◆ Objective
Print nothing but the lines from the start of the listing below through the line that contains "33.2, 36.8, 40.0]". Do not include the pictures.
•••••
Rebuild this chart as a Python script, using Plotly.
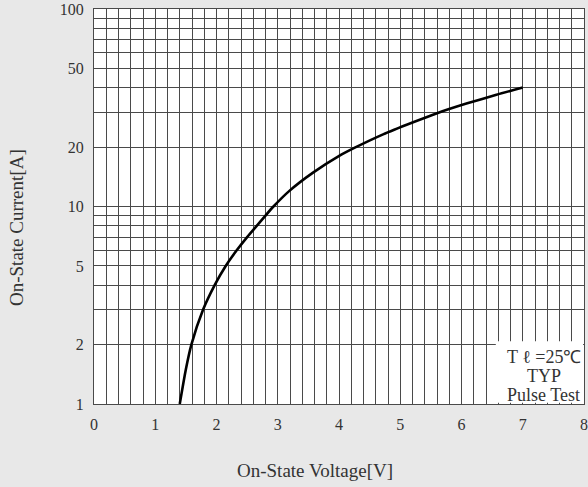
import numpy as np
import plotly.graph_objects as go

# Curve (On-State Voltage [V] vs On-State Current [A])
voltage = [1.40, 1.50, 1.59, 1.78, 1.97, 2.15, 2.33, 2.50, 2.66, 2.80, 2.93, 3.19, 3.57, 4.01, 4.25, 4.72, 5.21, 5.59, 6.08, 6.57, 7.00]
current = [1.00, 1.50, 2.00, 3.00, 4.00, 5.00, 6.00, 7.00, 8.00, 9.00, 10.0, 12.0, 14.8, 18.1, 19.8, 23.2, 26.7, 29.6, 33.2, 36.8, 40.0]

# Grid / tick definitions
x_grid = [round(i * 0.2, 1) for i in range(41)]
x_labels = {0: "0", 1: "1", 2: "2", 3: "3", 4: "4", 5: "5", 6: "6", 7: "7", 8: "8"}
y_grid = [m * d for d in (1, 10) for m in range(1, 10)] + [100]
y_labels = {1: "1", 2: "2", 5: "5", 10: "10", 20: "20", 50: "50", 100: "100"}

x_text = [x_labels.get(int(round(v)), "") if abs(v - round(v)) < 1e-9 else "" for v in x_grid]
y_text = [y_labels.get(v, "") for v in y_grid]

note_lines = ["T ℓ =25℃", "TYP", "Pulse Test"]

FONT = "Liberation Serif"
GRID = "#4a4a4a"
TXT = "#333333"

fig = go.Figure()
fig.add_trace(go.Scatter(
    x=voltage, y=current, mode="lines",
    line=dict(color="black", width=2.6, shape="spline", smoothing=0.6),
    showlegend=False, hoverinfo="skip",
))

fig.update_layout(
    width=588, height=487,
    margin=dict(l=94, r=4, t=9, b=83, autoexpand=False),
    paper_bgcolor="#e8e8e8",
    plot_bgcolor="white",
    font=dict(family=FONT, size=16, color=TXT),
    xaxis=dict(
        range=[0, 8], tickmode="array", tickvals=x_grid, ticktext=x_text,
        showgrid=True, gridcolor=GRID, gridwidth=1, automargin=False,
        showline=True, linecolor=GRID, linewidth=1, mirror=True,
        ticks="", zeroline=False, ticklabelstandoff=6,
        tickfont=dict(family=FONT, size=16, color=TXT),
    ),
    yaxis=dict(
        type="log", range=[0, 2], tickmode="array", tickvals=y_grid, ticktext=y_text,
        showgrid=True, gridcolor=GRID, gridwidth=1, automargin=False,
        showline=True, linecolor=GRID, linewidth=1, mirror=True,
        ticks="", zeroline=False, ticklabelstandoff=6,
        tickfont=dict(family=FONT, size=16, color=TXT),
    ),
)

# white box behind the note
fig.add_shape(type="rect", xref="x", yref="paper",
              x0=6.56, x1=7.985, y0=0.003, y1=0.159,
              fillcolor="white", line=dict(width=0), layer="above")

# note lines (separate annotations for tight line spacing)
for line, ypx in zip(note_lines, [357, 376, 395]):
    fig.add_annotation(
        xref="paper", yref="paper", x=(543.5 - 94) / 490, y=(404 - ypx) / 395,
        text=line, showarrow=False, xanchor="center", yanchor="middle",
        font=dict(family=FONT, size=18, color=TXT),
    )

# axis titles
fig.add_annotation(
    xref="paper", yref="paper", x=(314.5 - 94) / 490, y=-(470 - 404) / 395,
    text="On-State Voltage[V]", showarrow=False, xanchor="center", yanchor="middle",
    font=dict(family=FONT, size=19, color=TXT),
)
fig.add_annotation(
    xref="paper", yref="paper", x=-(94 - 16) / 490, y=(404 - 228) / 395,
    text="On-State Current[A]", showarrow=False, xanchor="center", yanchor="middle",
    textangle=-90, font=dict(family=FONT, size=19, color=TXT),
)

fig.write_html(
    "out.html",
    config={"displayModeBar": False},
    post_script="document.body.style.margin='0';document.body.style.overflow='hidden';",
)
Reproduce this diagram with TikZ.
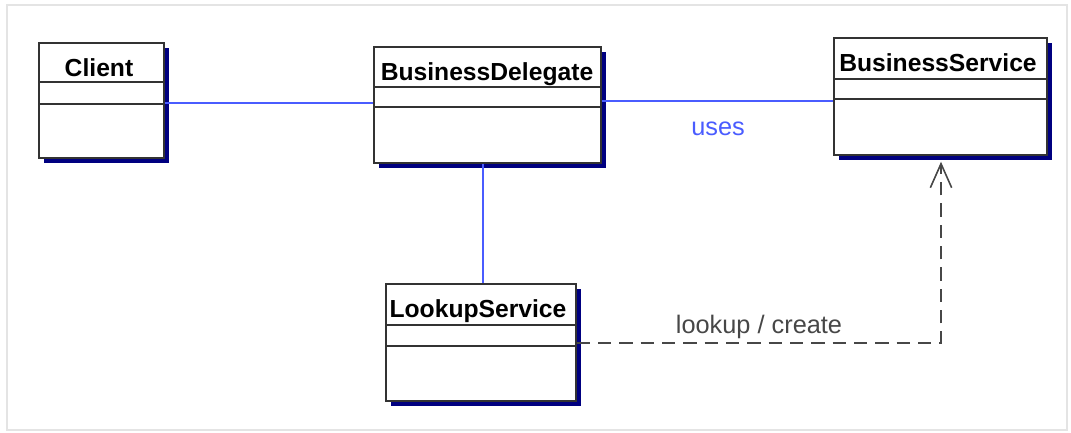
•••••
◆ Task response
Rebuild this chart as a Python script, using Plotly.
import numpy as np
import plotly.graph_objects as go

# Curve (On-State Voltage [V] vs On-State Current [A])
voltage = [1.40, 1.50, 1.59, 1.78, 1.97, 2.15, 2.33, 2.50, 2.66, 2.80, 2.93, 3.19, 3.57, 4.01, 4.25, 4.72, 5.21, 5.59, 6.08, 6.57, 7.00]
current = [1.00, 1.50, 2.00, 3.00, 4.00, 5.00, 6.00, 7.00, 8.00, 9.00, 10.0, 12.0, 14.8, 18.1, 19.8, 23.2, 26.7, 29.6, 33.2, 36.8, 40.0]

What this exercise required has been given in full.